Tatsächlich sind die Risiken eines Konflikts enorm. "Eine der größten Gefahren für die internationale Sicherheit heute ist die Möglichkeit einer militärischen Konfrontation zwischen China und Taiwan, die zu einem Krieg zwischen China und den USA führt", warnt der Experte Kenneth Lieberthal in "Foreign Affairs". "Ein solcher Krieg wäre nicht nur tragisch, sondern auch unnötig, da er durch einen Mangel an Vorstellungskraft und Diplomatie ausgelöst wird." China und Taiwan wollten keinen Krieg, verfolgten aber jeder für sich eine Politik, "die ein inakzeptabel hohes Risiko des Blutvergießens eingeht".

Unklar ist, welche Art von Unabhängigkeitserklärung einen Militärschlag auslösen würde. Der Taiwan-Experte der Universität in Xiamen an Chinas Küste, Liu Guoshen, verweist auf die heute in Taiwan noch gültige Verfassung aus der Zeit vor der kommunistischen Machtübernahme 1949, die Taiwan als Teil Chinas ansieht. "Wenn sie nur diesen grundlegenden Punkt beseitigen, dann ist das zweifellos die juristische Unabhängigkeit Taiwans." Doch deutet er eine bewusste Ungenauigkeit im Text des Anti-Abspaltungsgesetzes und Flexibilität bei dessen Umsetzung an. Ähnlich haben Diplomaten in Peking das Gefühl, dass die Bedeutung des Gesetzes eher heruntergespielt wird, was der Theorie Auftrieb gibt, dass hier vielleicht ein Kompromiss zwischen Hardlinern und pragmatischen Kräften ausgehandelt wurde.

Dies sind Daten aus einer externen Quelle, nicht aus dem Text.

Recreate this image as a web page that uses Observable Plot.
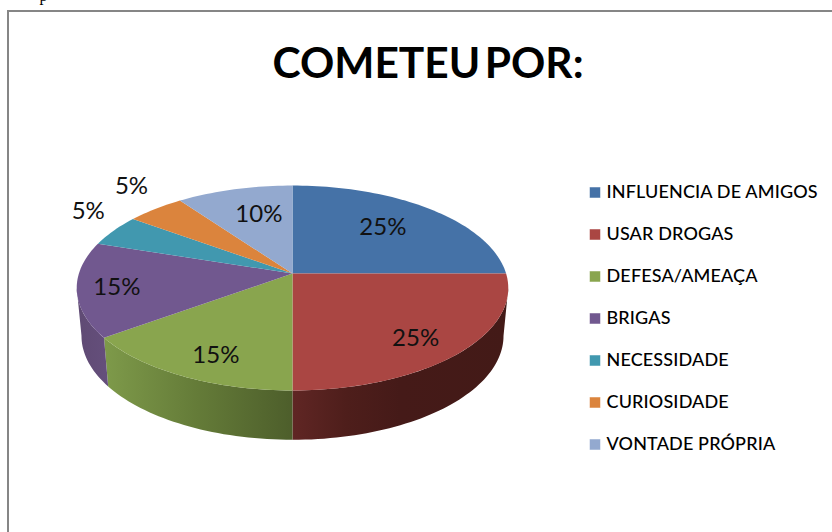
<!DOCTYPE html>
<html><head><meta charset="utf-8">
<style>html,body{margin:0;padding:0;background:#fff}svg{display:block}.ttl{word-spacing:-6px}.leg{letter-spacing:.15px}</style>
<script src="https://cdn.jsdelivr.net/npm/d3@7"></script>
<script src="https://cdn.jsdelivr.net/npm/@observablehq/plot@0.6"></script>
</head><body><div id="c"></div>
<script>
const categories = ["INFLUENCIA DE AMIGOS","USAR DROGAS","DEFESA/AMEAÇA","BRIGAS","NECESSIDADE","CURIOSIDADE","VONTADE PRÓPRIA"];
const shares = [25,25,15,15,5,5,10];
const colors = ["#4572A7","#AA4643","#89A54E","#71588F","#4198AF","#DB843D","#93A9CF"];
const labelRadius = [.667,.794,.80,.818,1.25,1.31,.664];
const labelTurn = [-2.3,3.3,-3.3,-.6,6,4,3];

// perspective of the disc: top face and bottom rim
const top_ = {cx:292, cy:273, b:213.6, a:100.4, k:.1415};
const low = {cx:292, cy:320.6, b:208.9, a:101.9, k:.1415};
const project = (deg, r, p) => {
  const t = deg*Math.PI/180, u = r*Math.sin(t), v = -r*Math.cos(t), w = 1 - p.k*v;
  return {x:p.cx + p.b*u/w, y:p.cy + p.a*v/w};
};
const total = d3.sum(shares);
let acc = 0;
const slices = categories.map((name,i) => {
  const start = acc/total*360; acc += shares[i]; const end = acc/total*360;
  return {name, share:shares[i], start, end, mid:(start+end)/2, i};
});
const arc = (s,e,p) => { const n = Math.max(2,Math.ceil(Math.abs(e-s)/1.5));
  return d3.range(n+1).map(j => project(s+(e-s)*j/n,1,p)); };
const faces = slices.flatMap(d => [{x:top_.cx,y:top_.cy,name:d.name},
  ...arc(d.start,d.end,top_).map(q => ({...q,name:d.name}))]);
const tangent = Math.acos(-top_.k)*180/Math.PI;
const wall = (s,e) => [...arc(s,e,top_),...arc(e,s,low)];
const bySlice = Object.fromEntries(slices.map(d => [d.name,d]));
const red = bySlice["USAR DROGAS"], green = bySlice["DEFESA/AMEAÇA"], purple = bySlice["BRIGAS"];
const labels = slices.map((d,i) => ({...project(d.mid+labelTurn[i],labelRadius[i],top_),text:d.share+"%"}));
const legend = categories.map((name,i) => ({name,y:192+42*i}));

const gradient = (id,stops) => () => {
  const ns = "http://www.w3.org/2000/svg";
  const g = document.createElementNS(ns,"linearGradient"); g.setAttribute("id",id);
  stops.forEach(([o,c]) => { const s = document.createElementNS(ns,"stop");
    s.setAttribute("offset",o); s.setAttribute("stop-color",c); g.appendChild(s); });
  const defs = document.createElementNS(ns,"defs"); defs.appendChild(g); return defs;
};
const wallMark = (pts,id) => Plot.line(pts,{x:"x",y:"y",fill:`url(#${id})`,stroke:"none"});

const chart = Plot.plot({
  width:832, height:532, margin:0,
  style:{background:"#fff",color:"#000"},
  x:{domain:[0,832],range:[0,832],axis:null},
  y:{domain:[0,532],range:[0,532],axis:null},
  color:{domain:categories,range:colors},
  marks:[
    gradient("gRed",[[0,"#602624"],[.25,"#4e1e1b"],[.5,"#451a18"],[1,"#431a17"]]),
    gradient("gGreen",[[0,"#7e9a4a"],[.5,"#647b38"],[1,"#4d5e2b"]]),
    gradient("gPurple",[[0,"#5f4a73"],[1,"#654f7c"]]),
    wallMark(wall(tangent,red.end),"gRed"),
    wallMark(wall(green.start,green.end),"gGreen"),
    wallMark(wall(purple.start,360-tangent),"gPurple"),
    Plot.line(faces,{x:"x",y:"y",z:"name",fill:"name",stroke:"none"}),
    Plot.text(labels,{x:"x",y:"y",text:"text",fontFamily:"Lato",fontSize:24,fill:"#111"}),
    Plot.text(["COMETEU POR:"],{x:[427.5],y:[63.5],text:d=>d,fontFamily:"Lato",fontWeight:700,fontSize:42.5,fill:"#000",className:"ttl"}),
    Plot.dot(legend,{x:()=>594.5,y:"y",symbol:"square",r:6.2,fill:"name",stroke:"#fff",strokeWidth:.5}),
    Plot.text(legend,{x:()=>606,y:"y",text:"name",textAnchor:"start",fontFamily:"Lato",fontWeight:500,fontSize:18,fill:"#000",className:"leg"}),
    Plot.ruleX([7.5],{y1:10,y2:532,stroke:"#868686",strokeWidth:2}),
    Plot.ruleY([10.5],{x1:7,x2:832,stroke:"#868686",strokeWidth:2}),
    Plot.text(["p"],{x:[43],y:[-5],text:d=>d,fontFamily:"Liberation Serif",fontSize:16,fill:"#000"})
  ]
});
document.getElementById("c").appendChild(chart);
</script></body></html>
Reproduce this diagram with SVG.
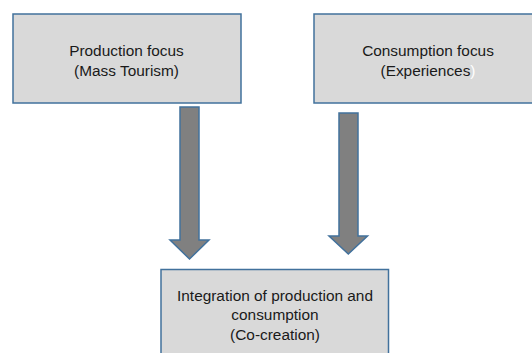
<svg xmlns="http://www.w3.org/2000/svg" width="532" height="353" viewBox="0 0 532 353">
<style>
.box{fill:#d9d9d9;stroke:#41719c;stroke-width:1.5}
.arr{fill:#808080;stroke:#41719c;stroke-width:1.5;stroke-linejoin:miter}
.t{font-family:"Liberation Sans",Arial,sans-serif;font-size:15.4px;fill:#1a1a1a;text-anchor:middle}
</style>
<rect width="532" height="353" fill="#ffffff"/>
<g id="connectors">
<path class="arr" d="M180,107 H199 V240 H209 L189.5,259 L170,240 H180 Z"/>
<path class="arr" d="M339,113 H358 V236 H367.5 L348.3,254 L329,236 H339 Z"/>
</g>
<g id="production">
<rect class="box" x="13" y="14" width="228" height="89"/>
<text class="t" x="126.5" y="56">Production focus</text>
<text class="t" x="126.5" y="75.5">(Mass Tourism)</text>
</g>
<g id="consumption">
<rect class="box" x="314" y="14" width="230" height="89"/>
<text class="t" x="428" y="56">Consumption focus</text>
<text class="t" x="428" y="75.5">(Experiences<tspan fill="#ffffff">)</tspan></text>
</g>
<g id="integration">
<rect class="box" x="161" y="269.5" width="227.5" height="100"/>
<text class="t" x="275" y="300.5">Integration of production and</text>
<text class="t" x="275" y="320">consumption</text>
<text class="t" x="275" y="339.5">(Co-creation)</text>
</g>
</svg>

Steigerung des Militäretats um 12,6 Prozent

Im Haushalt, der schon am Samstag vorgelegt wurde, ist nun eine Steigerung des Militäretats um 12,6 Prozent vorgesehen, die weit über die allgemeine Ausgabensteigerung von 7,6 Prozent hinausgeht. Das Wirtschaftswachstum will Wen Jiabao nach 9,5 Prozent im Vorjahr auf 8 Prozent drosseln, um eine Überhitzung zu vermeiden. Den Bauern versprach er Hilfen in Milliardenhöhe. Die Landwirtschaft sei eines der "schwachen Glieder". Die Agrarsteuern sollen zwei Jahre früher als geplant bis 2006 abgeschafft werden. Auf die anderen Abgaben, die Bauern an lokale Stellen zahlen müssen, ging Wen Jiabao nicht ein. Für deren Einnahmeausfälle durch den Steuererlass werde Peking aber 14 Milliarden Yuan (1,27 Mrd. Euro) zahlen.

Aus der jüngsten Serie verheerender Bergwerksunglücke mit Hunderten von Toten und anderen Katastrophen müsse China "bittere Lehren" ziehen und die Arbeitssicherheit verbessern, forderte der Ministerpräsident. Mehr Geld müsse in die Bergwerke und deren Sicherheit investiert werden. Die Regierung werde drei Milliarden Yuan (273 Mio. Euro) für staatliche Kohlegruben bereitstellen.

In der zurückhaltenden Rede übte Wen Jiabao wenig Kritik. Er stellte nur fest: "Probleme wie Formalismus, Bürokratie, Unehrlichkeit, Extravaganz und Verschwendung sind vergleichsweise schlimm. Korruption ist in einigen Orten, Abteilungen und Organisationen stark verbreitet." Auch liege die Reform der Regierung "hinter dem Plan". Verantwortlichkeiten seien nicht klar definiert, was eine wirksame Koordination schwierig mache. "Manche Regierungsangestellte haben ein schwaches Bewusstsein dafür, ihre Pflichten in Übereinstimmung mit dem Gesetz auszuüben."